Opponents in Kiev, on the other hand, objected to European pressure when the proposal came up for a vote in July. Changes in the draft concerning the Donetsk and Luhansk regions were made the night before the voting occurred and after the speaker of parliament, Volodymyr Hroysman, talked on the phone with German Chancellor Angela Merkel and French President François Hollande. Merkel and Hollande told Hroysman that they “would welcome” it if “political parties would unite on proceeding forward with the constitutional reform,” a statement of the German government read.

“The amendment appeared after the conversation with Merkel and Hollande,” Oksana Syroid, the deputy speaker of parliament from the Self-Reliance party, who voted against the reform, told The Washington Post. She said the discussion of the amendment in parliament was “poor and manipulated.” She said she appreciates the position of Ukraine's Western allies but said their help shouldn’t interfere with the nation's sovereignty. “The constitutional reform is not the subject of debate with other countries,” she said.
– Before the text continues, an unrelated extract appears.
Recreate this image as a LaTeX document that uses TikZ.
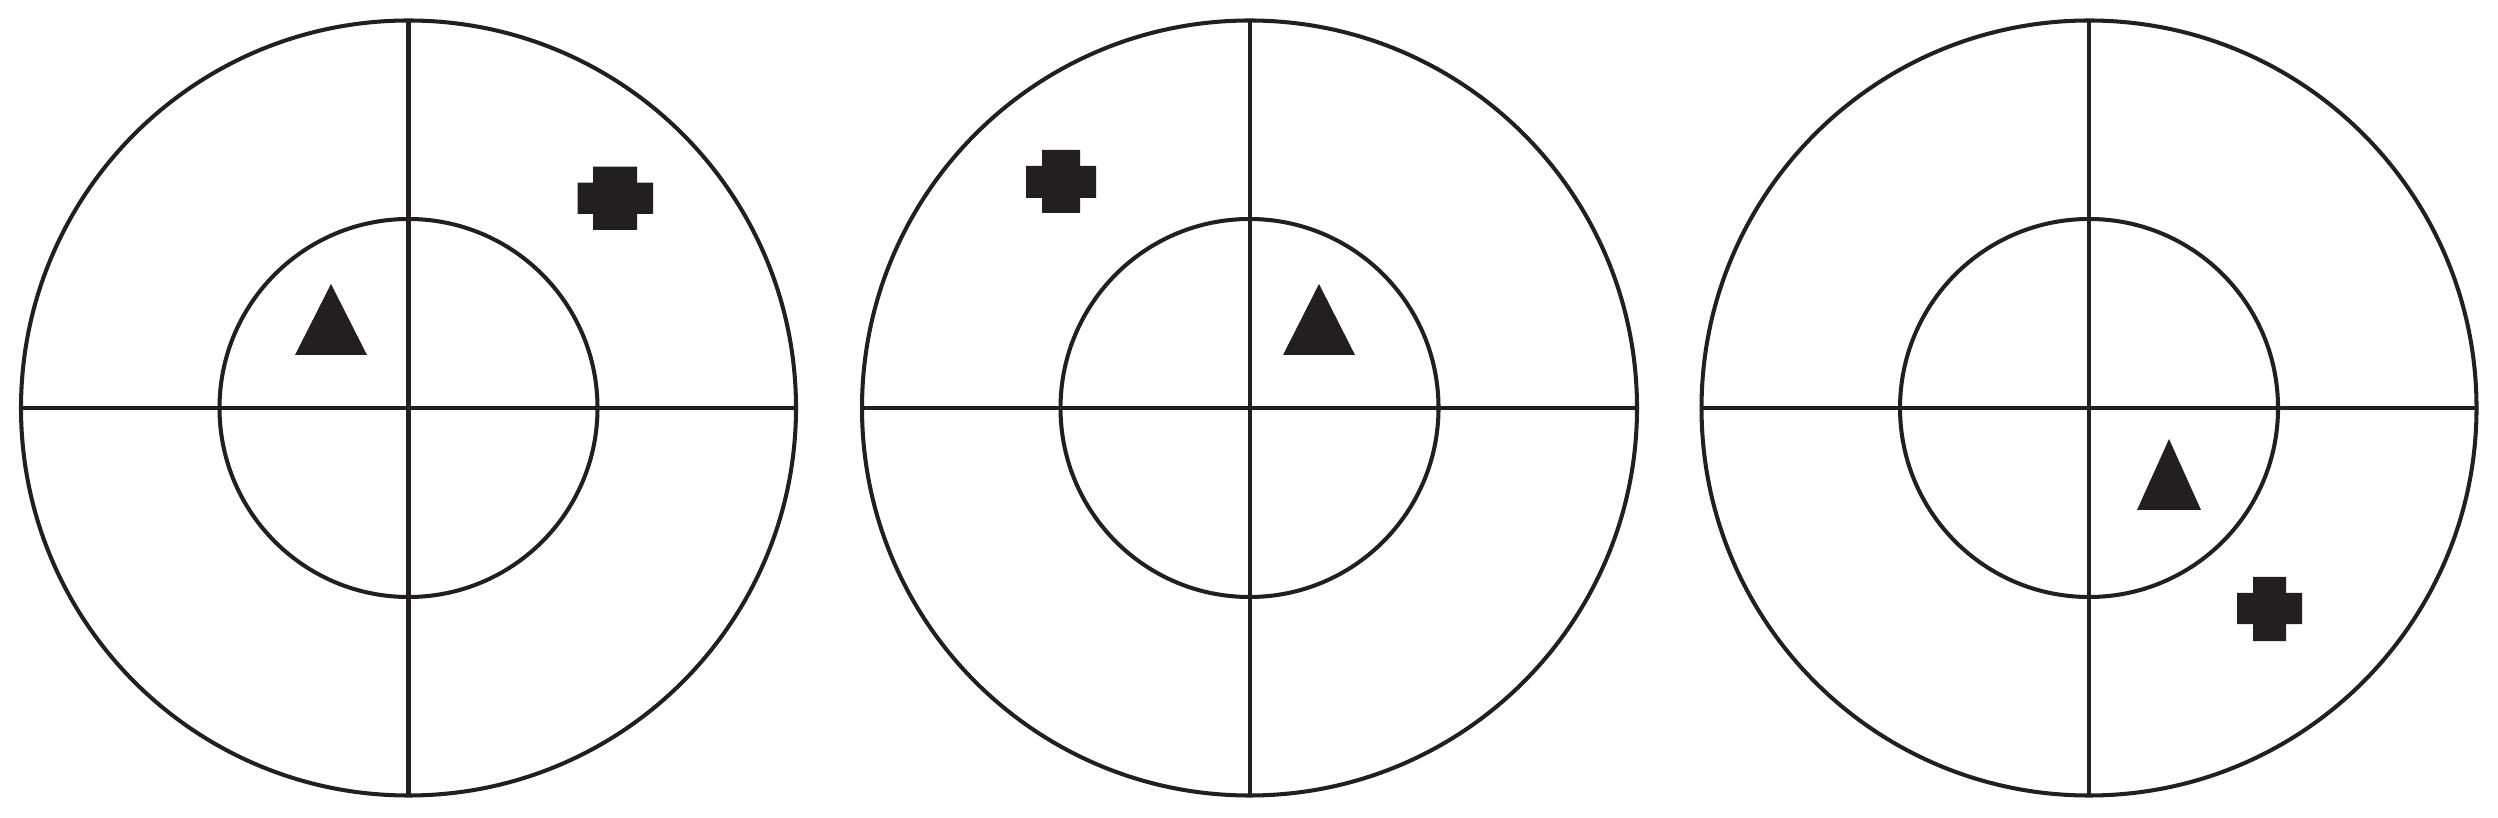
\documentclass[tikz,border=0pt]{standalone}
\usepackage{tikz}
\definecolor{targetink}{RGB}{35,31,32}

\begin{document}
\begin{tikzpicture}[line width=1.15pt]
        \useasboundingbox (0,0) rectangle (24.98,8.17);
        \foreach \cx in {4.085,12.495,20.89}{
          \draw[targetink] (\cx,4.09) circle (3.875);
          \draw[targetink] (\cx,4.09) circle (1.89);
          \draw[targetink] (\cx-3.875,4.09)--(\cx+3.875,4.09);
          \draw[targetink] (\cx,0.215)--(\cx,7.965);
        }
        % markers
        \fill[targetink] (3.31,5.33)--(2.95,4.62)--(3.67,4.62)--cycle;
        \fill[targetink] (5.93,5.87) rectangle (6.37,6.503) (5.777,6.03) rectangle (6.53,6.343);
        \fill[targetink] (13.19,5.33)--(12.83,4.62)--(13.55,4.62)--cycle;
        \fill[targetink] (10.42,6.04) rectangle (10.80,6.67) (10.26,6.19) rectangle (10.96,6.51);
        \fill[targetink] (21.69,3.78)--(21.37,3.07)--(22.01,3.07)--cycle;
        \fill[targetink] (22.53,1.76) rectangle (22.86,2.40) (22.37,1.93) rectangle (23.02,2.24);
      \end{tikzpicture}
\end{document}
[Maps: How Ukraine became Ukraine]

U.S. Assistant Secretary of State Victoria Nuland was in parliament during the July vote and welcomed the measures. A Ukrainian deputy, Leonid Emets, from Tymoshenko's party, claimed that Nuland met the deputies before the voting and tried to persuade them that the reform would demonstrate Ukraine's will to stick to the Minsk agreement.

Decentralization of power and constitutional changes are part of the Minsk agreement negotiated with the help of Germany and France in February. The agreement also includes the withdrawal of foreign (Russian) troops from Ukrainian territory and Ukraine's regaining control of its borders, neither of which has happened. The opponents of the constitutional changes fear that Moscow would exploit the measures without fulfilling its end of the agreement — and that this would give Russia influence over Ukrainian policies through the separatist-controlled territories. “Russia started the war to force the change of the constitution, so this reform is also a part of the war,” Syroid says.